Rows from a dataset of charts and code
········
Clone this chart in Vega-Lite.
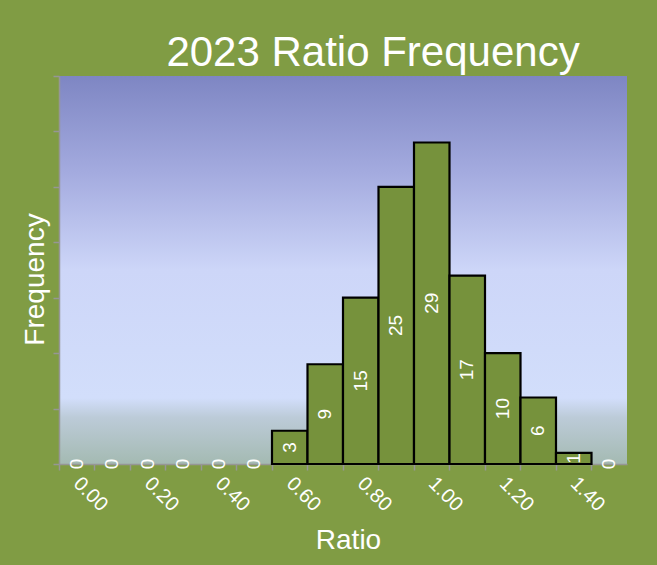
{
  "$schema": "https://vega.github.io/schema/vega-lite/v6.json",
  "width": 568,
  "height": 388,
  "autosize": {"type": "none"},
  "padding": {"left": 59, "top": 76, "right": 30, "bottom": 101},
  "background": "#809c44",
  "config": {
    "font": "Liberation Sans",
    "view": {
      "stroke": null,
      "fill": {
        "gradient": "linear", "x1": 0, "y1": 0, "x2": 0, "y2": 1,
        "stops": [
          {"offset": 0, "color": "#7e86c3"},
          {"offset": 0.25, "color": "#a4abdf"},
          {"offset": 0.5, "color": "#cdd6f8"},
          {"offset": 0.83, "color": "#d2defb"},
          {"offset": 0.88, "color": "#bccbd8"},
          {"offset": 1, "color": "#a4bab2"}
        ]
      }
    }
  },
  "title": {
    "text": "2023 Ratio Frequency",
    "color": "white",
    "fontSize": 42,
    "fontWeight": "normal",
    "anchor": "middle",
    "dx": 30,
    "dy": 44,
    "baseline": "alphabetic",
    "offset": 11
  },
  "data": {
    "values": [
      {"ratio": "0.00", "count": 0},
      {"ratio": "0.10", "count": 0},
      {"ratio": "0.20", "count": 0},
      {"ratio": "0.30", "count": 0},
      {"ratio": "0.40", "count": 0},
      {"ratio": "0.50", "count": 0},
      {"ratio": "0.60", "count": 3},
      {"ratio": "0.70", "count": 9},
      {"ratio": "0.80", "count": 15},
      {"ratio": "0.90", "count": 25},
      {"ratio": "1.00", "count": 29},
      {"ratio": "1.10", "count": 17},
      {"ratio": "1.20", "count": 10},
      {"ratio": "1.30", "count": 6},
      {"ratio": "1.40", "count": 1},
      {"ratio": "More", "count": 0}
    ]
  },
  "encoding": {
    "x": {
      "field": "ratio",
      "type": "ordinal",
      "sort": null,
      "scale": {"paddingInner": 0, "paddingOuter": 0},
      "axis": {
        "title": "Ratio",
        "titleColor": "white",
        "titleFontSize": 28,
        "titleFontWeight": "normal",
        "titleX": 289,
        "titleY": 76,
        "titleBaseline": "middle",
        "labelExpr": "indexof(['0.00','0.20','0.40','0.60','0.80','1.00','1.20','1.40'], datum.value) >= 0 ? datum.label : ''",
        "labelAngle": 45,
        "labelAlign": "left",
        "labelBaseline": "middle",
        "labelColor": "white",
        "labelFontSize": 20,
        "labelPadding": 10,
        "labelOverlap": false,
        "bandPosition": 0,
        "tickColor": "#969696",
        "tickSize": 6,
        "tickWidth": 1.5,
        "domainColor": "#969696",
        "domainWidth": 1.5
      }
    }
  },
  "layer": [
    {
      "mark": {"type": "bar", "fill": "#76923c", "stroke": "black", "strokeWidth": 2.2},
      "encoding": {
        "y": {
          "field": "count",
          "type": "quantitative",
          "scale": {"domain": [0, 35]},
          "axis": {
            "title": "Frequency",
            "titleColor": "white",
            "titleFontSize": 28,
            "titleFontWeight": "normal",
            "titleX": -24,
            "titleY": 203,
            "titleBaseline": "middle",
            "labels": false,
            "values": [0, 5, 10, 15, 20, 25, 30, 35],
            "grid": false,
            "tickColor": "#969696",
            "tickSize": 6,
            "tickWidth": 1.5,
            "domainColor": "#969696",
            "domainWidth": 1.5
          }
        },
        "strokeOpacity": {
          "condition": {"test": "datum.count > 0", "value": 1},
          "value": 0
        }
      }
    },
    {
      "mark": {"type": "text", "angle": 270, "align": "center", "baseline": "middle", "color": "white", "fontSize": 19},
      "encoding": {
        "y": {
          "field": "count",
          "type": "quantitative",
          "scale": {"domain": [0, 70]},
          "axis": null
        },
        "text": {"field": "count", "type": "quantitative"}
      }
    }
  ],
  "resolve": {"scale": {"y": "independent"}}
}
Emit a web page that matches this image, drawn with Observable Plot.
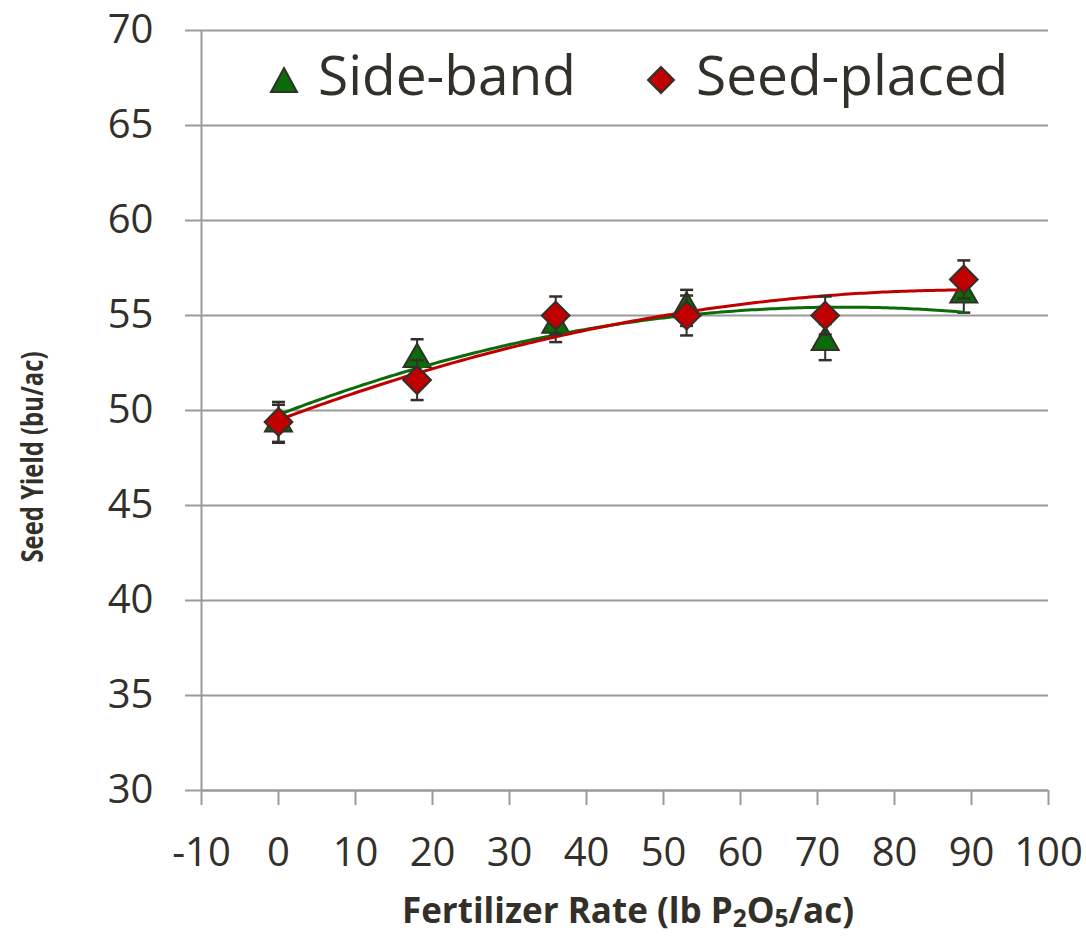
<!DOCTYPE html>
<html>
<head>
<meta charset="utf-8">
<script src="https://cdn.jsdelivr.net/npm/d3@7"></script>
<script src="https://cdn.jsdelivr.net/npm/@observablehq/plot@0.6"></script>
<style>
  body { margin: 0; background: #ffffff; }
  #wrap { position: relative; width: 1086px; height: 938px; background: #ffffff; overflow: hidden; }
  #chart { position: absolute; left: 0; top: 0; }
  .txt { position: absolute; white-space: nowrap; color: #332f29; line-height: 1; }
  .legend { font-family: "Open Sans", sans-serif; font-size: 55px; }
  .title { font-family: "Open Sans", sans-serif; font-weight: 700; }
  .title sub { font-size: 0.7em; vertical-align: -0.15em; line-height: 1; }
</style>
</head>
<body>
<div id="wrap">
  <div id="chart"></div>
</div>
<script>
// ---- data ----
const rates = [0, 18, 36, 53, 71, 89];
const sideBandYield = [49.3, 52.7, 54.5, 55.4, 53.6, 56.1];
const sideBandErr   = [1.0, 1.05, 0.9, 0.95, 0.95, 0.95];
const seedPlacedYield = [49.4, 51.6, 55.0, 55.0, 55.0, 56.9];
const seedPlacedErr   = [1.05, 1.05, 1.0, 1.05, 1.0, 1.0];
const seriesNames = ["Side-band", "Seed-placed"];
const xTicks = [-10, 0, 10, 20, 30, 40, 50, 60, 70, 80, 90, 100];
const yTicks = [30, 35, 40, 45, 50, 55, 60, 65, 70];
const xTitle = "Fertilizer Rate (lb P<sub>2</sub>O<sub>5</sub>/ac)";
const yTitle = "Seed Yield (bu/ac)";

// ---- build tables ----
const sideBand = rates.map((x, i) => ({x, y: sideBandYield[i], err: sideBandErr[i]}));
const seedPlaced = rates.map((x, i) => ({x, y: seedPlacedYield[i], err: seedPlacedErr[i]}));

// polynomial (order 2) least-squares trendline, as in the spreadsheet
function quadFit(pts) {
  let n = pts.length, sx = 0, sx2 = 0, sx3 = 0, sx4 = 0, sy = 0, sxy = 0, sx2y = 0;
  for (const p of pts) {
    const x = p.x, y = p.y;
    sx += x; sx2 += x*x; sx3 += x*x*x; sx4 += x*x*x*x;
    sy += y; sxy += x*y; sx2y += x*x*y;
  }
  const A = [[n, sx, sx2, sy], [sx, sx2, sx3, sxy], [sx2, sx3, sx4, sx2y]];
  for (let i = 0; i < 3; i++) {
    let m = i;
    for (let k = i + 1; k < 3; k++) if (Math.abs(A[k][i]) > Math.abs(A[m][i])) m = k;
    [A[i], A[m]] = [A[m], A[i]];
    for (let k = i + 1; k < 3; k++) {
      const f = A[k][i] / A[i][i];
      for (let j = i; j < 4; j++) A[k][j] -= f * A[i][j];
    }
  }
  const c = [0, 0, 0];
  for (let i = 2; i >= 0; i--) {
    let s = A[i][3];
    for (let j = i + 1; j < 3; j++) s -= A[i][j] * c[j];
    c[i] = s / A[i][i];
  }
  const [lo, hi] = d3.extent(pts, p => p.x);
  return d3.range(lo, hi + 0.001, 0.5).map(x => ({x, y: c[0] + c[1]*x + c[2]*x*x}));
}
const sideFit = quadFit(sideBand);
const seedFit = quadFit(seedPlaced);

const ink = "#332f29";
const green = "#0b6b0b";
const red = "#c00000";
const gridColor = "#9a9a9a";
const cap = {draw(ctx) { ctx.moveTo(-6.5, 0); ctx.lineTo(6.5, 0); }};

function errorMarks(data) {
  return [
    Plot.ruleX(data, {x: "x", y1: d => d.y - d.err, y2: d => d.y + d.err, stroke: ink, strokeWidth: 2}),
    Plot.dot(data, {x: "x", y: d => d.y - d.err, symbol: cap, stroke: ink, strokeWidth: 2.5, r: 5}),
    Plot.dot(data, {x: "x", y: d => d.y + d.err, symbol: cap, stroke: ink, strokeWidth: 2.5, r: 5})
  ];
}

const chart = Plot.plot({
  width: 1086,
  height: 938,
  marginLeft: 201,
  marginRight: 38,
  marginTop: 30,
  marginBottom: 148,
  style: {fontFamily: "'Open Sans', sans-serif", fontSize: "40px", color: ink, background: "#ffffff"},
  x: {domain: [-10, 100], ticks: xTicks},
  y: {domain: [30, 70], ticks: yTicks},
  marks: [
    Plot.gridY(yTicks, {stroke: gridColor, strokeOpacity: 1, strokeWidth: 2}),
    Plot.ruleX([-10], {stroke: gridColor, strokeWidth: 2}),
    Plot.ruleY([30], {stroke: gridColor, strokeWidth: 2}),
    Plot.axisY({ticks: yTicks, tickSize: 16, tickPadding: 32, stroke: gridColor, strokeWidth: 2, label: null, fill: ink, tickFormat: d => String(d)}),
    Plot.axisX({ticks: xTicks, tickSize: 15, tickPadding: 32, stroke: gridColor, strokeWidth: 2, label: null, fill: ink, tickFormat: d => String(d)}),
    ...errorMarks(sideBand),
    Plot.dot(sideBand, {x: "x", y: "y", symbol: "triangle", r: 10, fill: green, stroke: ink, strokeWidth: 2}),
    Plot.line(sideFit, {x: "x", y: "y", stroke: green, strokeWidth: 3}),
    Plot.line(seedFit, {x: "x", y: "y", stroke: red, strokeWidth: 3}),
    ...errorMarks(seedPlaced),
    Plot.dot(seedPlaced, {x: "x", y: "y", symbol: "diamond2", r: 12.5, fill: red, stroke: ink, strokeWidth: 2})
  ]
});
document.getElementById("chart").appendChild(chart);

// ---- legend and axis titles (HTML around the SVG) ----
const wrap = document.getElementById("wrap");
function addDiv(cls, html, css) {
  const d = document.createElement("div");
  d.className = "txt " + cls;
  d.innerHTML = html;
  Object.assign(d.style, css);
  wrap.appendChild(d);
  return d;
}
function addSymbol(kind, cx, cy) {
  const ns = "http://www.w3.org/2000/svg";
  const s = document.createElementNS(ns, "svg");
  s.setAttribute("width", 34); s.setAttribute("height", 34);
  s.style.position = "absolute";
  s.style.left = (cx - 17) + "px"; s.style.top = (cy - 17) + "px";
  const p = document.createElementNS(ns, "path");
  p.setAttribute("d", kind === "triangle" ? "M17,5L30,29L4,29Z" : "M17,4L30,17L17,30L4,17Z");
  p.setAttribute("fill", kind === "triangle" ? green : red);
  p.setAttribute("stroke", ink);
  p.setAttribute("stroke-width", 2);
  s.appendChild(p);
  wrap.appendChild(s);
}
addSymbol("triangle", 284, 80);
addDiv("legend", seriesNames[0], {left: "318px", top: "46px"});
addSymbol("diamond", 661, 80);
addDiv("legend", seriesNames[1], {left: "696px", top: "46px"});

addDiv("title", xTitle, {left: "628px", top: "892px", fontSize: "35px", transform: "translateX(-50%)"});
addDiv("title", yTitle, {left: "31px", top: "457px", fontSize: "31px", transform: "translate(-50%,-50%) rotate(-90deg) scaleX(0.77)"});
</script>
</body>
</html>
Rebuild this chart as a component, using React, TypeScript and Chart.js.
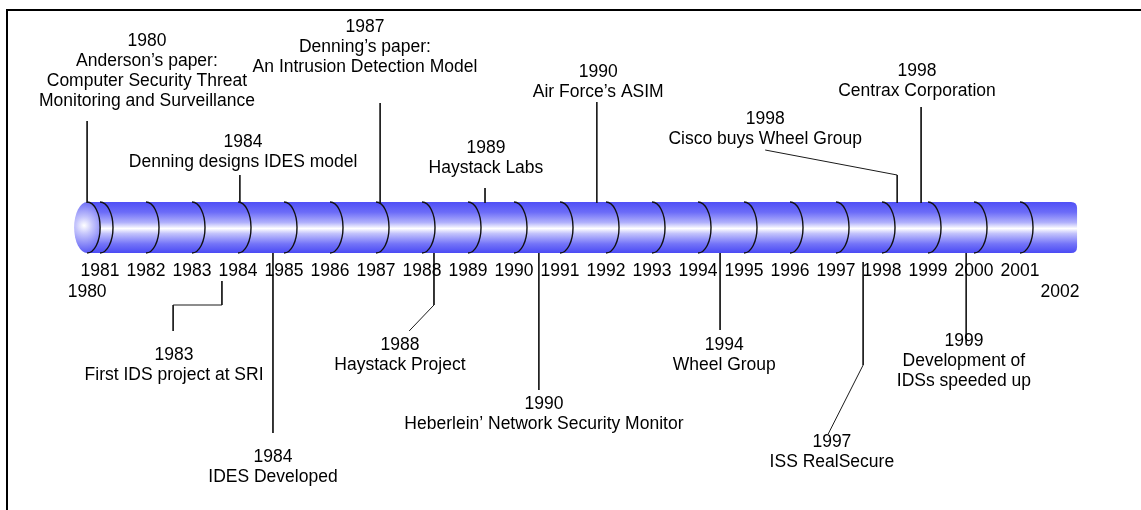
import React, { useEffect, useRef } from "react";
import { Chart, registerables } from "chart.js";

Chart.register(...registerables);

// ---- data ----
const tickValues = [1981, 1982, 1983, 1984, 1985, 1986, 1987, 1988, 1989, 1990, 1991, 1992, 1993, 1994, 1995, 1996, 1997, 1998, 1999, 2000, 2001];
const tickLabels = ["1981", "1982", "1983", "1984", "1985", "1986", "1987", "1988", "1989", "1990", "1991", "1992", "1993", "1994", "1995", "1996", "1997", "1998", "1999", "2000", "2001"];
const endLabels = ["1980", "2002"];
const endValues = [1980.72, 2001.87];

const eventYears = ["1980", "1987", "1990", "1998", "1998", "1984", "1989", "1983", "1984", "1988", "1990", "1994", "1997", "1999"];
const eventTexts = [
  ["Anderson\u2019s paper:", "Computer Security Threat", "Monitoring and Surveillance"],
  ["Denning\u2019s paper:", "An Intrusion Detection Model"],
  ["Air Force\u2019s ASIM"],
  ["Centrax Corporation"],
  ["Cisco buys Wheel Group"],
  ["Denning designs IDES model"],
  ["Haystack Labs"],
  ["First IDS project at SRI"],
  ["IDES Developed"],
  ["Haystack Project"],
  ["Heberlein\u2019 Network Security Monitor"],
  ["Wheel Group"],
  ["ISS RealSecure"],
  ["Development of", "IDSs speeded up"],
];

// ---- layout (axis units: x in years, y in rows of the picture) ----
const xMin = 1978.826;
const xMax = 2003.63;
const yMin = 0;
const yMax = 510;
const tubeStart = 1980.72;
const tubeEnd = 2002.24;
const tubeTop = 202;
const tubeBottom = 253;
const tickRow = 271;
const endRow = 292;
const textX = [1982.02, 1986.76, 1991.83, 1998.76, 1995.46, 1984.11, 1989.39, 1982.61, 1984.76, 1987.52, 1990.65, 1994.57, 1996.91, 1999.78];
const textY = [41, 27, 72, 71, 119, 142, 148, 355, 457, 345, 404, 345, 442, 341];
const leaders: number[][][] = [
  [[1980.72, 121], [1980.72, 203]],
  [[1987.09, 103], [1987.09, 203]],
  [[1991.8, 102], [1991.8, 203]],
  [[1998.85, 107], [1998.85, 203]],
  [[1995.46, 150], [1998.33, 175], [1998.33, 203]],
  [[1984.04, 175], [1984.04, 203]],
  [[1989.37, 188], [1989.37, 203]],
  [[1983.65, 281], [1983.65, 305], [1982.59, 305], [1982.59, 331]],
  [[1984.76, 253], [1984.76, 433]],
  [[1988.26, 253], [1988.26, 305], [1987.72, 331]],
  [[1990.54, 253], [1990.54, 390]],
  [[1994.48, 253], [1994.48, 330]],
  [[1997.59, 262], [1997.59, 365], [1996.83, 434]],
  [[1999.83, 253], [1999.83, 343]],
];

const FONT = '17.5px "Liberation Sans", Arial, sans-serif';
const LINE_GAP = 20;

const timelinePlugin = {
  id: "timeline",
  beforeDatasetsDraw(chart: any) {
    const { ctx } = chart;
    const xs = chart.scales.x;
    const ys = chart.scales.y;
    ctx.save();
    // frame (top and left)
    ctx.strokeStyle = "#000";
    ctx.lineWidth = 2;
    ctx.beginPath();
    ctx.moveTo(6, 10);
    ctx.lineTo(chart.width, 10);
    ctx.moveTo(7, 9);
    ctx.lineTo(7, chart.height);
    ctx.stroke();

    const x0 = xs.getPixelForValue(tubeStart);
    const x1 = xs.getPixelForValue(tubeEnd);
    const yT = ys.getPixelForValue(tubeTop);
    const yB = ys.getPixelForValue(tubeBottom);
    const ry = (yB - yT) / 2;
    const cy = yT + ry;
    const rx = 13;

    // body
    const g = ctx.createLinearGradient(0, yT, 0, yB);
    g.addColorStop(0, "#4f4ff6");
    g.addColorStop(0.2, "#6c6cf8");
    g.addColorStop(0.4, "#b0b0fb");
    g.addColorStop(0.52, "#ffffff");
    g.addColorStop(0.62, "#c2c2fc");
    g.addColorStop(0.82, "#7474f8");
    g.addColorStop(1, "#4a4af4");
    const r = 6;
    ctx.fillStyle = g;
    ctx.beginPath();
    ctx.moveTo(x0, yT);
    ctx.lineTo(x1 - r, yT);
    ctx.quadraticCurveTo(x1, yT, x1, yT + r);
    ctx.lineTo(x1, yB - r);
    ctx.quadraticCurveTo(x1, yB, x1 - r, yB);
    ctx.lineTo(x0, yB);
    ctx.closePath();
    ctx.fill();

    // segment arcs
    ctx.strokeStyle = "#111";
    ctx.lineWidth = 1.4;
    tickValues.forEach((v) => {
      const px = xs.getPixelForValue(v);
      ctx.beginPath();
      ctx.ellipse(px, cy, rx, ry, 0, -Math.PI / 2, Math.PI / 2);
      ctx.stroke();
    });

    // cap
    const rg = ctx.createRadialGradient(x0 - 3, cy - 2, 0, x0 - 3, cy - 2, ry + 2);
    rg.addColorStop(0, "#ffffff");
    rg.addColorStop(0.3, "#c6c6fc");
    rg.addColorStop(1, "#5858f4");
    ctx.fillStyle = rg;
    ctx.beginPath();
    ctx.ellipse(x0, cy, rx, ry, 0, 0, Math.PI * 2);
    ctx.fill();
    ctx.beginPath();
    ctx.ellipse(x0, cy, rx, ry, 0, -Math.PI / 2, Math.PI / 2);
    ctx.stroke();
    ctx.restore();
  },
  afterDatasetsDraw(chart: any) {
    const { ctx } = chart;
    const xs = chart.scales.x;
    const ys = chart.scales.y;
    ctx.save();
    ctx.fillStyle = "#000";
    ctx.font = FONT;
    ctx.textAlign = "center";
    ctx.textBaseline = "middle";
    tickLabels.forEach((t, i) => {
      ctx.fillText(t, xs.getPixelForValue(tickValues[i]), ys.getPixelForValue(tickRow));
    });
    endLabels.forEach((t, i) => {
      ctx.fillText(t, xs.getPixelForValue(endValues[i]), ys.getPixelForValue(endRow));
    });
    eventYears.forEach((yr, i) => {
      const lines = [yr, ...eventTexts[i]];
      const px = xs.getPixelForValue(textX[i]);
      lines.forEach((l, j) => {
        ctx.fillText(l, px, ys.getPixelForValue(textY[i] + j * LINE_GAP));
      });
    });
    ctx.restore();
  },
};

export default function App() {
  const ref = useRef<HTMLCanvasElement | null>(null);
  useEffect(() => {
    if (!ref.current) return;
    const chart = new Chart(ref.current, {
      type: "scatter",
      data: {
        datasets: leaders.map((pts) => ({
          data: pts.map((p) => ({ x: p[0], y: p[1] })),
          showLine: true,
          borderColor: "#1a1a1a",
          borderWidth: 1,
          pointRadius: 0,
          pointHoverRadius: 0,
          fill: false,
          tension: 0,
        })),
      },
      options: {
        responsive: false,
        animation: false,
        devicePixelRatio: 1,
        layout: { padding: 0 },
        events: [],
        plugins: { legend: { display: false }, tooltip: { enabled: false } },
        scales: {
          x: { type: "linear", min: xMin, max: xMax, display: false },
          y: { type: "linear", min: yMin, max: yMax, reverse: true, display: false },
        },
      },
      plugins: [timelinePlugin],
    });
    return () => chart.destroy();
  }, []);
  return (
    <div style={{ position: "fixed", left: 0, top: 0, width: 1141, height: 510, background: "#fff" }}>
      <canvas ref={ref} width={1141} height={510} style={{ display: "block" }} />
    </div>
  );
}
········
* [EXERCISE PROMPT]:
Output exactly the lines from the one containing "Rebuild this chart" through the one containing "const endValues = [1980.72, 2001.87];", both included, and nothing else; leave out any pictures.

* [FULL ANSWER]:
Rebuild this chart as a component, using React, TypeScript and Chart.js.
import React, { useEffect, useRef } from "react";
import { Chart, registerables } from "chart.js";

Chart.register(...registerables);

// ---- data ----
const tickValues = [1981, 1982, 1983, 1984, 1985, 1986, 1987, 1988, 1989, 1990, 1991, 1992, 1993, 1994, 1995, 1996, 1997, 1998, 1999, 2000, 2001];
const tickLabels = ["1981", "1982", "1983", "1984", "1985", "1986", "1987", "1988", "1989", "1990", "1991", "1992", "1993", "1994", "1995", "1996", "1997", "1998", "1999", "2000", "2001"];
const endLabels = ["1980", "2002"];
const endValues = [1980.72, 2001.87];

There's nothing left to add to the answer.